FBI Builds Database of People’s Physical Characteristics
The Washington Post reports the FBI is embarking on a $1 billion effort to build the world’s largest computer database of peoples" physical characteristics including digital images of faces, fingerprints, palm patterns, iris patterns and other biometric information. The project will give the government unprecedented abilities to identify individuals in the United States and abroad. The FBI will also retain, upon request by employers, the fingerprints of workers who have undergone criminal background checks so the employers can be notified if employees have brushes with the law. The plan is drawing criticism from those who worry that people’s bodies will become de facto national identification cards. Barry Steinhardt of the American Civil Liberties Union said: “It’s going to be an essential component of tracking. It’s enabling the Always On Surveillance Society.”
Palestinians Urge Israel to Stop Settlement Expansion
Palestinian leaders are urging Israel to halt plans to build 740 new homes next year on occupied land near Jerusalem. Palestinian Prime Minister Salim Fayyad said Israel’s plans to expand the settlements is “sabotaging negotiation efforts.”
Salim Fayyad: “Pursuing peace on the one hand and pursuing policy based on continued settlement expansion are two parallel paths that will never meet. They can not meet by definition. There’s basic, fundamental contradiction here—settlement expansion has to stop if peace process is to have any credibility. This is what has been agreed, what was agreed in Annapolis, we expect for that to be complete cessation of these activities.”
Meanwhile In the West Bank, Palestinian demonstrators scuffled with Israeli soldiers on Friday during a demonstration against the Israeli separation wall in the West Bank. Protest organizer Sami Talhami was one of several activists dressed like Santa.
Sami Talhami: “From Bethlehem, from where Jesus was born, from where the apartheid wall is being built around our villages and cities we say yes there is hope. There is hope for peace and there is a chance for peace. It needs the world to move, it needs the world to realize that there is injustice happening here and for the world to say we will work for peace in the holy land.”

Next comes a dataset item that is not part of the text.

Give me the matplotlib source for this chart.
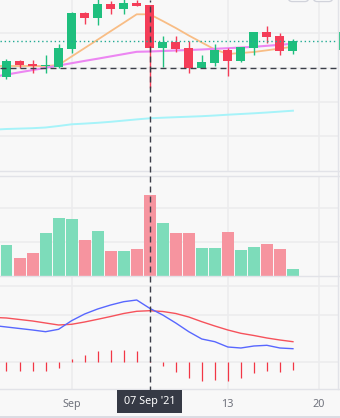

Israeli Rules It Was OK To Use Cluster Bombs in Lebanon
In other news from the region, an Israeli military prosecutor has concluded that Israel’s use of cluster bombs during the 2006 Lebanon war was justified and did not violate any standards of international law. Lebanese officials accused the Israeli army of covering up war crimes. The United Nations and human rights groups say Israel dropped about 4 million cluster bomblets during the 34-day war.
More than 30 people have been killed by cluster bomb and land mine explosions in Lebanon since the 2006 summer war.